The next time to go over ones notes and recall the information is one day later. This “going over” should not simply mean reading the notes, which can still help if one is in a hurry, but working with the information. This can mean for example explaining the key words in your own words, thinking of examples of key principles, answering any questions previously jotted down. Also it really helps if you make connections to other things you already know about the topic as that helps new information to be stored better in our brains so that we can use the information.
The next time to go over the material is a week later and then a month later and then six months later. Now, simply reading over your notes repeatedly can help. But repeatedly working with the information – that helps a whole lot more.

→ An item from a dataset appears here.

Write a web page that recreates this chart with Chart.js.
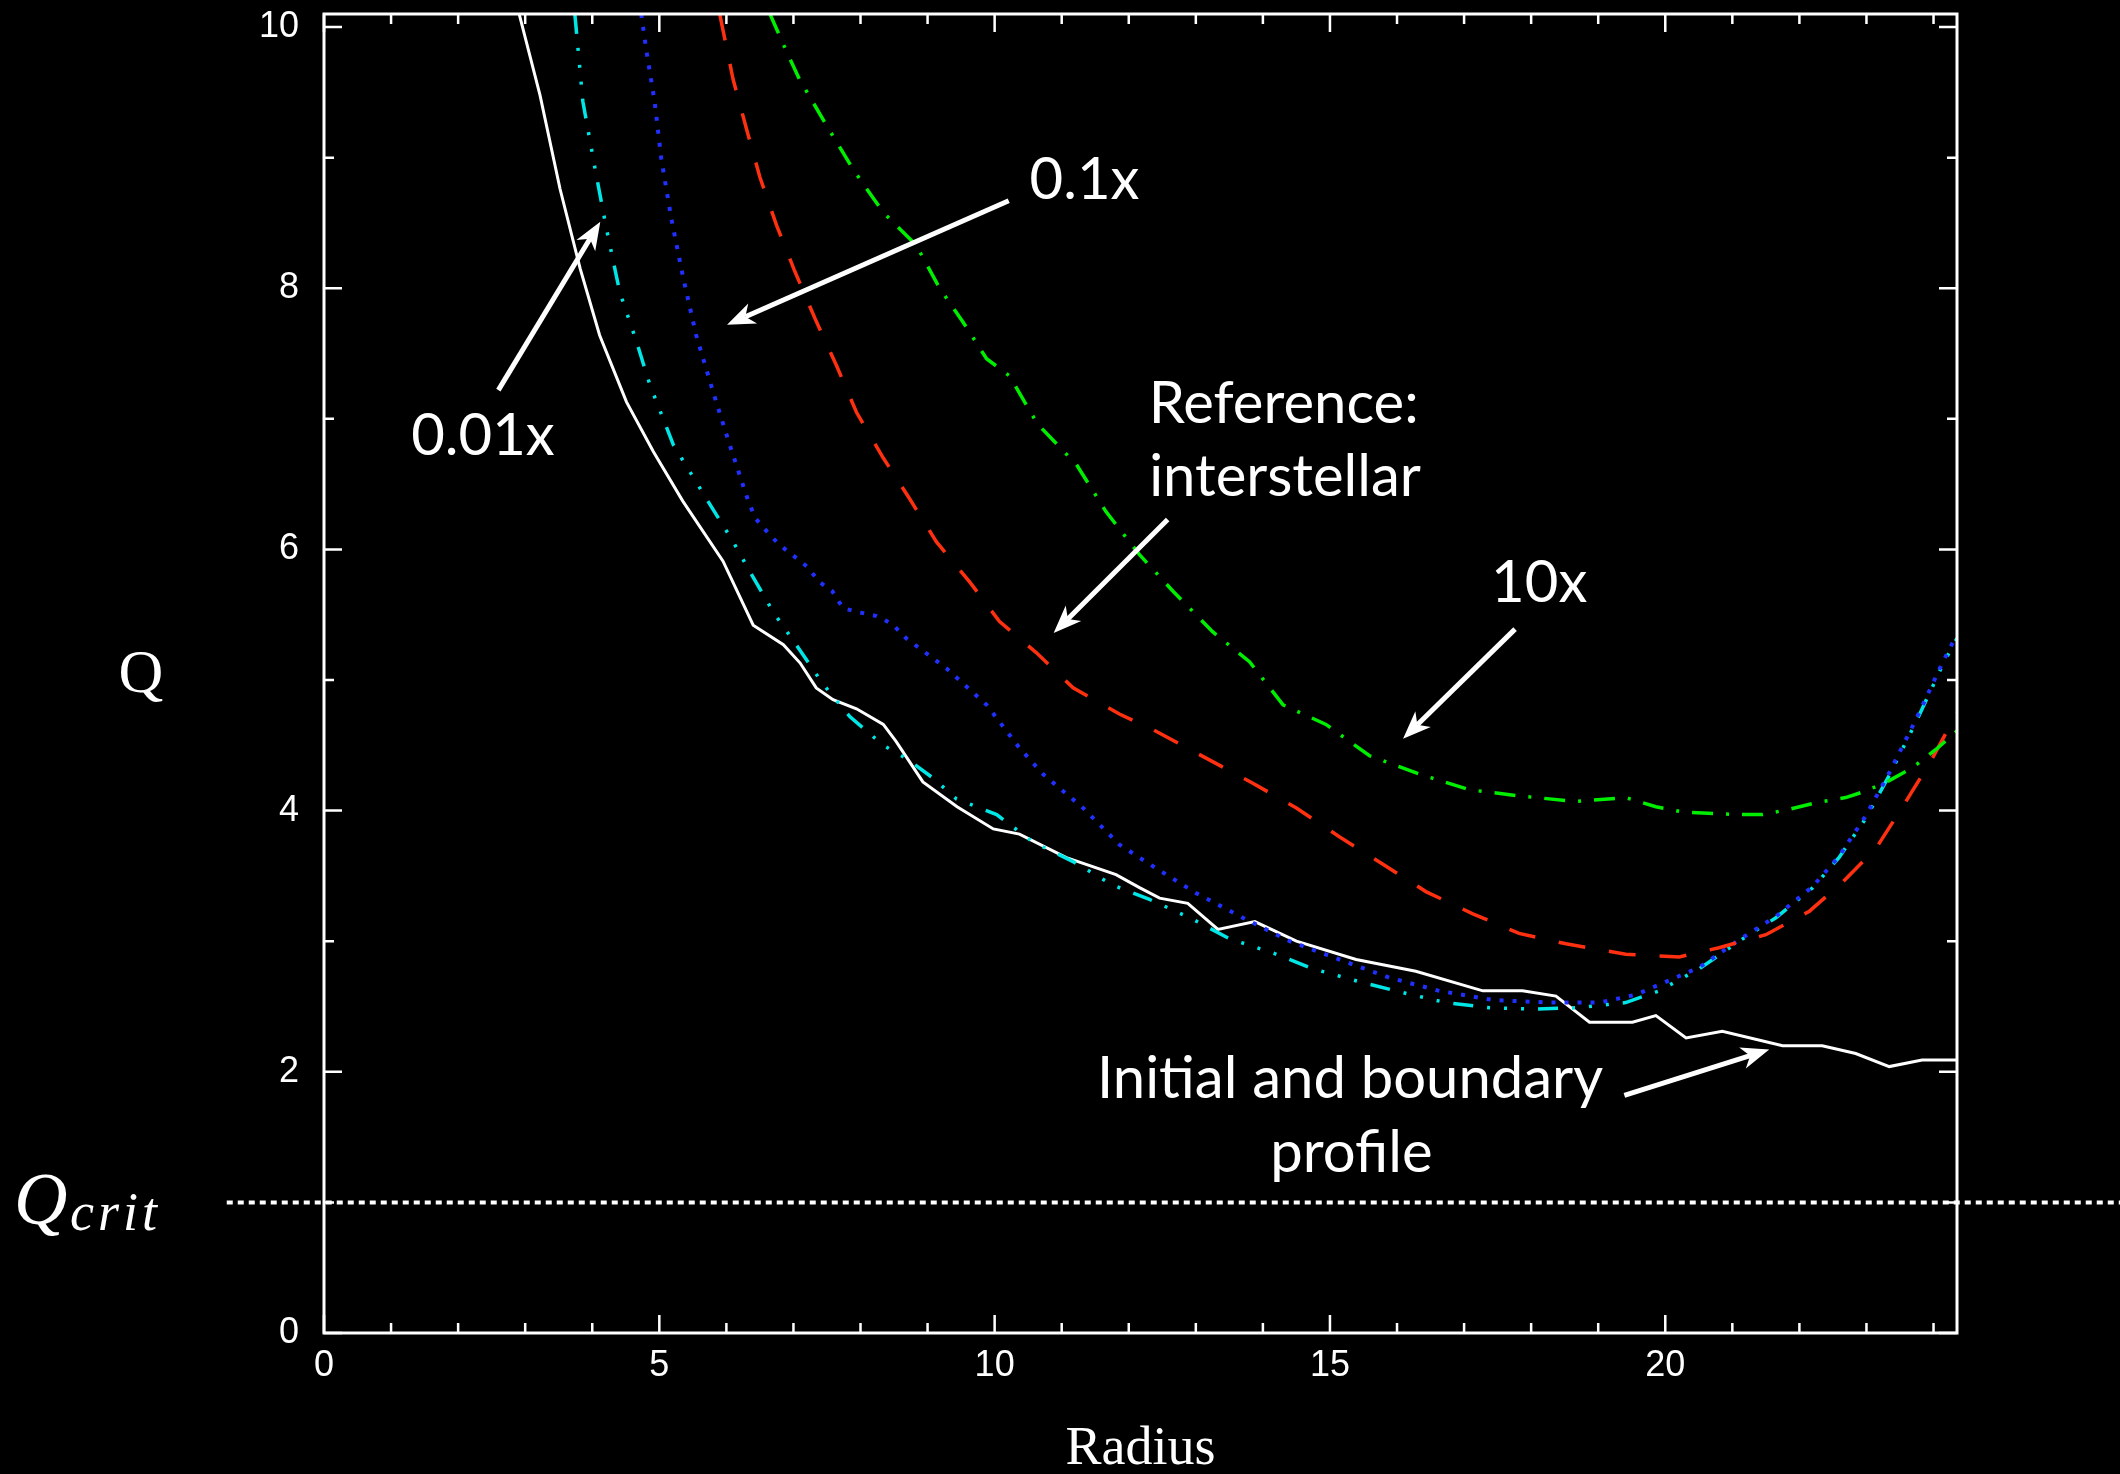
<!DOCTYPE html>
<html>
<head>
<meta charset="utf-8">
<title>Q profiles</title>
<script src="https://cdn.jsdelivr.net/npm/chart.js@4.4.1/dist/chart.umd.min.js"></script>
<style>
  html, body { margin: 0; padding: 0; background: #000; }
  #wrap { width: 2120px; height: 1474px; }
</style>
</head>
<body>
<div id="wrap"><canvas id="qChart" width="2120" height="1474"></canvas></div>
<script>
// axis ticks
const radiusTicks = [0, 5, 10, 15, 20];
const qTicks = [0, 2, 4, 6, 8, 10];
const qCrit = 1;

// initial and boundary profile (white, solid)
const initialR = [2.91, 3.22, 3.52, 3.82, 4.11, 4.51, 4.91, 5.35, 5.95, 6.40, 6.85, 7.10, 7.34, 7.59, 7.94, 8.34, 8.53, 8.93, 9.44, 9.98, 10.37, 11.07, 11.81, 12.16, 12.46, 12.88, 13.33, 13.88, 14.50, 15.39, 16.28, 17.28, 17.87, 18.37, 18.87, 19.51, 19.86, 20.31, 20.85, 21.75, 22.34, 22.84, 23.34, 23.83, 24.35];
const initialQ = [10.1, 9.48, 8.76, 8.15, 7.64, 7.13, 6.75, 6.37, 5.91, 5.42, 5.27, 5.13, 4.94, 4.85, 4.78, 4.66, 4.53, 4.22, 4.03, 3.86, 3.82, 3.64, 3.51, 3.41, 3.33, 3.29, 3.09, 3.15, 3.00, 2.86, 2.77, 2.62, 2.62, 2.58, 2.38, 2.38, 2.43, 2.26, 2.31, 2.20, 2.20, 2.14, 2.04, 2.09, 2.09];

// 0.01x (cyan, dash-dot-dot-dot)
const lowR = [3.74, 3.86, 4.04, 4.21, 4.41, 4.66, 4.86, 5.21, 5.70, 6.10, 6.35, 6.70, 7.04, 7.44, 7.84, 8.34, 8.68, 9.08, 9.43, 10.03, 10.57, 11.17, 11.76, 12.31, 12.91, 13.50, 14.15, 14.74, 15.44, 16.14, 16.73, 17.38, 18.02, 18.67, 19.41, 19.91, 20.51, 21.10, 21.65, 22.20, 22.59, 22.99, 23.34, 23.74, 24.14, 24.35];
const lowQ = [10.1, 9.43, 8.92, 8.46, 7.97, 7.59, 7.26, 6.80, 6.39, 6.06, 5.83, 5.52, 5.27, 4.97, 4.72, 4.50, 4.40, 4.25, 4.09, 3.97, 3.76, 3.61, 3.43, 3.32, 3.18, 3.02, 2.91, 2.79, 2.69, 2.60, 2.53, 2.49, 2.48, 2.49, 2.53, 2.62, 2.79, 3.00, 3.18, 3.41, 3.64, 3.94, 4.27, 4.68, 5.12, 5.32];

// 0.1x (blue, dotted)
const tenthR = [4.73, 4.81, 4.93, 5.03, 5.18, 5.36, 5.55, 5.80, 6.05, 6.32, 6.43, 6.60, 6.78, 6.98, 7.20, 7.39, 7.58, 7.74, 7.97, 8.24, 8.47, 8.68, 9.28, 9.88, 10.37, 10.72, 11.32, 11.86, 12.31, 13.00, 13.70, 14.40, 15.14, 15.89, 16.63, 17.43, 18.27, 19.02, 19.56, 20.51, 21.10, 21.65, 22.20, 22.59, 22.99, 23.34, 23.74, 24.14, 24.35];
const tenthQ = [10.1, 9.81, 9.43, 8.99, 8.53, 8.07, 7.64, 7.21, 6.80, 6.38, 6.24, 6.14, 6.04, 5.96, 5.87, 5.75, 5.68, 5.55, 5.52, 5.49, 5.43, 5.32, 5.09, 4.81, 4.48, 4.28, 4.02, 3.74, 3.59, 3.37, 3.18, 3.00, 2.86, 2.72, 2.62, 2.55, 2.53, 2.53, 2.59, 2.80, 3.01, 3.19, 3.42, 3.65, 3.96, 4.29, 4.70, 5.14, 5.35];

// reference: interstellar (red, dashed)
const refR = [5.90, 6.10, 6.30, 6.50, 6.75, 7.02, 7.32, 7.64, 7.94, 8.34, 8.73, 9.13, 9.63, 10.07, 10.62, 11.17, 11.86, 12.36, 13.16, 13.85, 14.50, 15.14, 15.79, 16.43, 17.13, 17.82, 18.52, 19.41, 20.21, 20.80, 21.50, 22.15, 22.64, 23.14, 23.54, 23.96, 24.35];
const refQ = [10.1, 9.60, 9.22, 8.85, 8.48, 8.13, 7.77, 7.41, 7.05, 6.70, 6.39, 6.06, 5.75, 5.45, 5.21, 4.94, 4.74, 4.62, 4.40, 4.21, 4.02, 3.80, 3.59, 3.38, 3.21, 3.06, 2.98, 2.90, 2.88, 2.95, 3.05, 3.23, 3.45, 3.71, 4.03, 4.38, 4.75];

// 10x (green, dash-dot)
const highR = [6.65, 6.90, 7.09, 7.49, 7.89, 8.34, 8.83, 9.18, 9.53, 9.88, 10.22, 10.64, 11.22, 11.66, 12.16, 12.66, 13.25, 13.80, 14.30, 14.94, 15.59, 16.33, 17.08, 17.87, 18.67, 19.41, 19.86, 20.26, 21.05, 21.45, 21.85, 22.24, 22.69, 22.99, 23.34, 23.69, 24.04, 24.35];
const highQ = [10.1, 9.81, 9.60, 9.25, 8.91, 8.58, 8.33, 8.00, 7.74, 7.46, 7.33, 6.96, 6.65, 6.29, 5.96, 5.68, 5.37, 5.14, 4.81, 4.66, 4.42, 4.28, 4.16, 4.11, 4.07, 4.10, 4.03, 3.99, 3.97, 3.97, 4.01, 4.06, 4.10, 4.15, 4.23, 4.33, 4.47, 4.61];

function points(rs, qs) {
    return rs.map((r, i) => ({ x: r, y: qs[i] }));
}

// labels and arrows, placed in data units
const notes = [
    { text: '0.01x', r: 2.37, q: 6.72 },
    { text: '0.1x', r: 11.34, q: 8.68 },
    { text: 'Reference:', r: 14.31, q: 6.97 },
    { text: 'interstellar', r: 14.33, q: 6.41 },
    { text: '10x', r: 18.12, q: 5.60 },
    { text: 'Initial and boundary', r: 15.30, q: 1.80 },
    { text: 'profile', r: 15.32, q: 1.23 }
];
const arrows = [
    { from: [2.60, 7.22], to: [4.12, 8.51] },
    { from: [10.21, 8.67], to: [6.01, 7.72] },
    { from: [12.58, 6.23], to: [10.88, 5.36] },
    { from: [17.76, 5.39], to: [16.09, 4.55] },
    { from: [19.39, 1.82], to: [21.55, 2.17] }
];

// box with inward ticks on all four sides
const framePlugin = {
    id: 'frame',
    afterDatasetsDraw(chart) {
        const { ctx, chartArea: a, scales: { x, y } } = chart;
        ctx.save();
        ctx.strokeStyle = '#fff';
        ctx.lineWidth = 3;
        ctx.strokeRect(a.left, a.top, a.right - a.left, a.bottom - a.top);
        ctx.lineWidth = 2.5;
        ctx.beginPath();
        for (let v = 0; v <= x.max; v++) {
            const px = x.getPixelForValue(v);
            const len = radiusTicks.includes(v) ? 18 : 10;
            ctx.moveTo(px, a.bottom); ctx.lineTo(px, a.bottom - len);
            ctx.moveTo(px, a.top); ctx.lineTo(px, a.top + len);
        }
        for (let v = 0; v <= y.max; v++) {
            const py = y.getPixelForValue(v);
            const len = qTicks.includes(v) ? 18 : 10;
            ctx.moveTo(a.left, py); ctx.lineTo(a.left + len, py);
            ctx.moveTo(a.right, py); ctx.lineTo(a.right - len, py);
        }
        ctx.stroke();
        ctx.restore();
    }
};

function drawArrow(ctx, x1, y1, x2, y2) {
    const ang = Math.atan2(y2 - y1, x2 - x1);
    const headLen = 28, halfW = 11, notch = 8;
    const cos = Math.cos(ang), sin = Math.sin(ang);
    ctx.beginPath();
    ctx.moveTo(x1, y1);
    ctx.lineTo(x2 - cos * (headLen - notch), y2 - sin * (headLen - notch));
    ctx.stroke();
    const bx = x2 - cos * headLen, by = y2 - sin * headLen;
    ctx.beginPath();
    ctx.moveTo(x2, y2);
    ctx.lineTo(bx - sin * halfW, by + cos * halfW);
    ctx.lineTo(x2 - cos * (headLen - notch), y2 - sin * (headLen - notch));
    ctx.lineTo(bx + sin * halfW, by - cos * halfW);
    ctx.closePath();
    ctx.fill();
}

const notesPlugin = {
    id: 'notes',
    afterDraw(chart) {
        const { ctx, chartArea: a, scales: { x, y } } = chart;
        ctx.save();
        ctx.fillStyle = '#fff';
        ctx.strokeStyle = '#fff';

        // Q_crit dotted line
        const yc = y.getPixelForValue(qCrit);
        ctx.lineWidth = 4;
        ctx.setLineDash([6, 5]);
        ctx.beginPath();
        ctx.moveTo(x.getPixelForValue(-1.45), yc);
        ctx.lineTo(chart.width, yc);
        ctx.stroke();
        ctx.setLineDash([]);

        ctx.textAlign = 'left';
        ctx.textBaseline = 'alphabetic';
        ctx.font = 'italic 74px "Liberation Serif"';
        ctx.fillText('Q', 14, yc + 22);
        ctx.font = 'italic 54px "Liberation Serif"';
        ctx.letterSpacing = '4px';
        ctx.fillText('crit', 70, yc + 28);
        ctx.letterSpacing = '0px';

        // y axis title
        ctx.textAlign = 'center';
        ctx.font = '62px "Liberation Serif"';
        ctx.fillText('Q', 141, (a.top + a.bottom) / 2 + 18);

        // annotations
        ctx.font = '58px Lato';
        notes.forEach(n => {
            ctx.fillText(n.text, x.getPixelForValue(n.r), y.getPixelForValue(n.q));
        });
        ctx.lineWidth = 5;
        arrows.forEach(ar => {
            drawArrow(ctx,
                x.getPixelForValue(ar.from[0]), y.getPixelForValue(ar.from[1]),
                x.getPixelForValue(ar.to[0]), y.getPixelForValue(ar.to[1]));
        });
        ctx.restore();
    }
};

document.addEventListener('DOMContentLoaded', () => {
    const ctx = document.getElementById('qChart').getContext('2d');
    const tickFont = { family: '"Liberation Sans"', size: 36 };

    new Chart(ctx, {
        type: 'line',
        data: {
            datasets: [
                {
                    label: 'Initial and boundary profile',
                    data: points(initialR, initialQ),
                    borderColor: '#ffffff',
                    borderWidth: 3,
                    order: 5
                },
                {
                    label: '0.01x',
                    data: points(lowR, lowQ),
                    borderColor: '#00e6e6',
                    borderWidth: 3.5,
                    borderDash: [20, 14, 3, 14, 3, 14, 3, 14],
                    order: 4
                },
                {
                    label: '0.1x',
                    data: points(tenthR, tenthQ),
                    borderColor: '#2030ff',
                    borderWidth: 4,
                    borderDash: [4, 9],
                    order: 3
                },
                {
                    label: 'Reference: interstellar',
                    data: points(refR, refQ),
                    borderColor: '#ff3010',
                    borderWidth: 3.5,
                    borderDash: [27, 24],
                    order: 2
                },
                {
                    label: '10x',
                    data: points(highR, highQ),
                    borderColor: '#00ee00',
                    borderWidth: 3.5,
                    borderDash: [21, 13, 3, 13],
                    order: 1
                }
            ]
        },
        options: {
            responsive: false,
            animation: false,
            events: [],
            layout: { padding: { left: 0, right: 163, top: 14, bottom: 0 } },
            elements: { point: { radius: 0 }, line: { tension: 0 } },
            plugins: {
                legend: { display: false },
                tooltip: { enabled: false }
            },
            scales: {
                x: {
                    type: 'linear',
                    min: 0,
                    max: 24.35,
                    grid: { display: false, drawTicks: false },
                    border: { display: false },
                    afterBuildTicks: axis => { axis.ticks = radiusTicks.map(v => ({ value: v })); },
                    afterFit: scale => {
                        scale.height = 141;
                        scale.paddingLeft = 0;
                        scale.paddingRight = 0;
                    },
                    ticks: { color: '#fff', font: tickFont, padding: 11, maxRotation: 0 },
                    title: {
                        display: true,
                        text: 'Radius',
                        color: '#fff',
                        font: { family: '"Liberation Serif"', size: 54, lineHeight: 0.9 },
                        padding: 0
                    }
                },
                y: {
                    min: 0,
                    max: 10.1,
                    grid: { display: false, drawTicks: false },
                    border: { display: false },
                    afterBuildTicks: axis => { axis.ticks = qTicks.map(v => ({ value: v })); },
                    afterFit: scale => {
                        scale.width = 324;
                        scale.paddingTop = 0;
                        scale.paddingBottom = 0;
                    },
                    ticks: { color: '#fff', font: tickFont, padding: 25 }
                }
            }
        },
        plugins: [framePlugin, notesPlugin]
    });
});
</script>
</body>
</html>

This systematic going over of the material over a period of time does a few things that help us retain the information and understanding. Firstly it signals to our brain that this is information that is worth saving. Our brains are very good at clearing away anything that is unused, so using it helps us retain it. Secondly, this helps us practice recalling the information. Once we have practiced recalling information it is easier to recall it again. Thirdly, repeatedly working with the material helps us make the information ours. After this sort of process it is no longer information that someone gave us. It is information that we have and which has plenty of rich connections with other things we know. This way we retain a far greater percentage of what we have learned and it is no longer something we just try to remember for an exam or for a certificate but it becomes something in which we gain useful knowledge we can later use.